The flow is usually determined by the amount of water that can be heated, not by how much water can get through the thing. Unfortunately, at under

10kW, you aren't going to heat much water and an electric shower is not going to be good. The limit is around 4 litres per minute, which is less than half the paltry amount the water supplier to require to provide and about a tenth of what they typically provide.

The best fix is to throw it away and connect to your house's hot water supply, which can usually supply far more hot water, although if the thing has furred up, replacement with a similar device (or descaling the old one) will restore the previous performance.

Christian.

Reply to
Christian McArdle

"John" wrote | My mum has an electric shower (Mira Supreme, which according to the | web is either an 8 or 9 Kw, I have yet to go and look at it) that | has been in the house since new build in 1994. She is telling | me the 'pressure' has decreased over the last few months, it | still works OK to have a shower but "not as powerful as it was",

Is it possible that your mother is noticing the flow is decreasing because it (both the weather generally, and the incoming water temperature) is getting colder as we approach winter? If she's turning the temperature up to get a hotter shower (or trying to keep the same output temp with colder incoming water) then the flow will decrease.

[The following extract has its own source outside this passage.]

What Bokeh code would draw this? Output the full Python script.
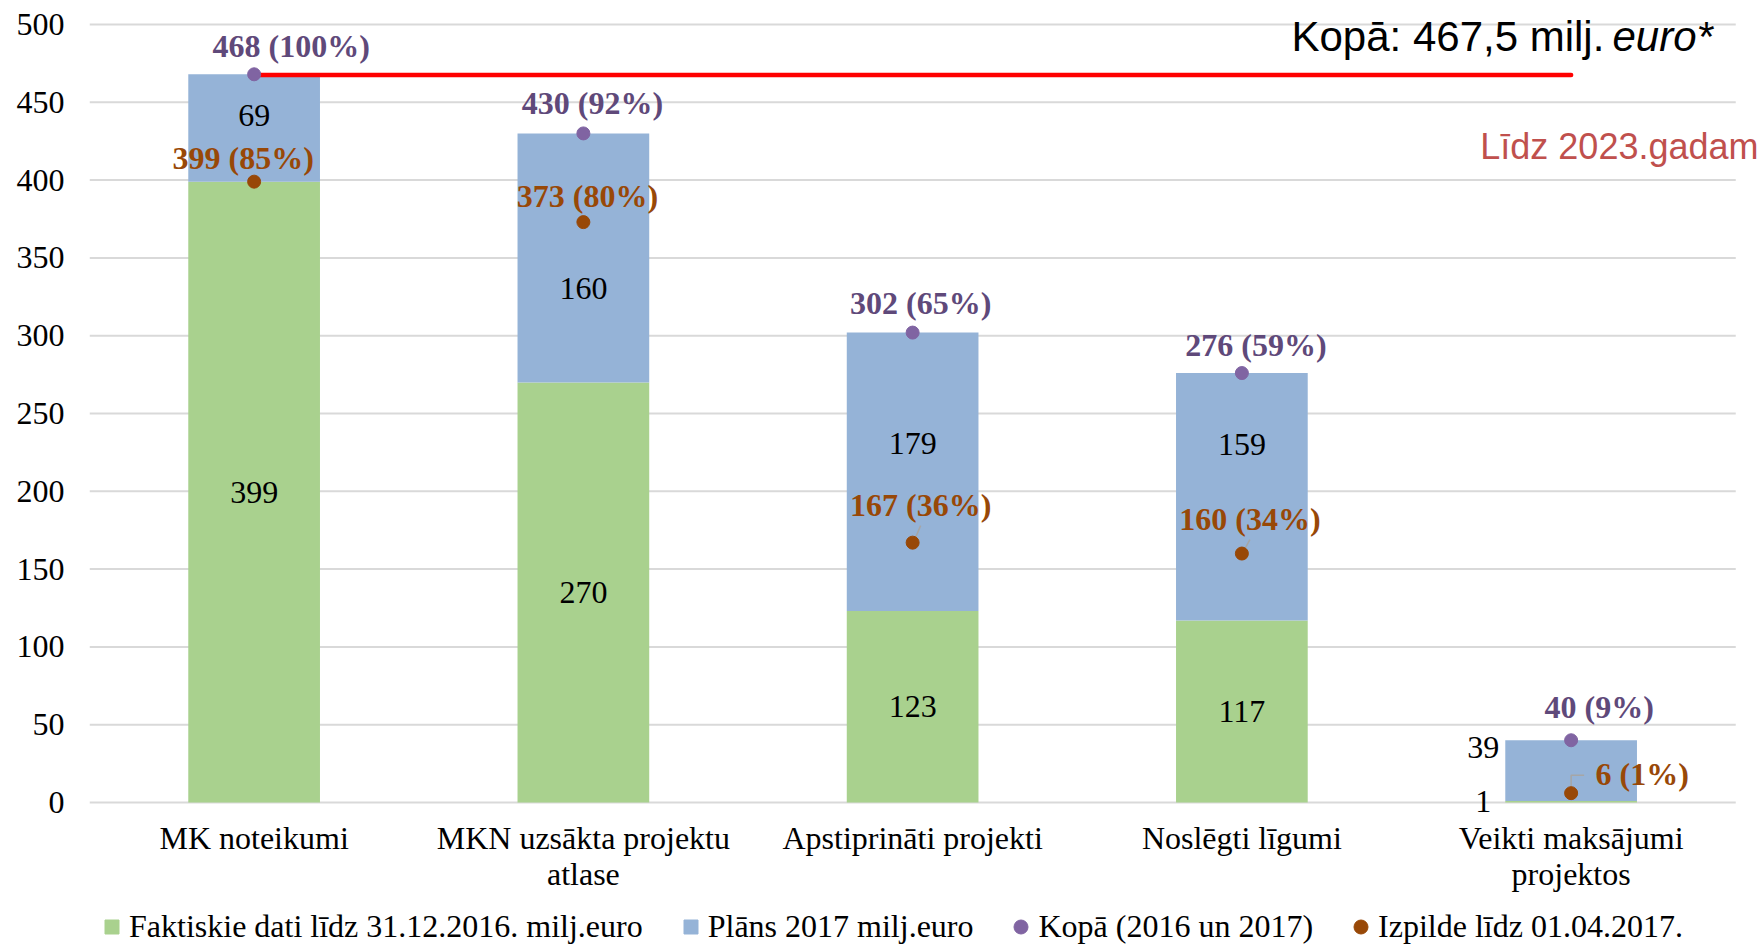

If you turn the temp down then the flow should increase. If the flow is low even at low temps, then suspect physical impediment to water flow.

Owain

Reply to
Owain

She could get a power shower, although I suspect Owain is right, I have a direct water heater and find I have to turn up the heat in winter to compensate for colder water being fed to the house, which causes a drop in pressure. I don't recommend connecting to the hot water supply as if you are fed by a hot water tank, you rely on gravity feed which gives very little pressure. If you have a diirect water heater or combi boiler you will have the same problem in winter as you have with the electric shower.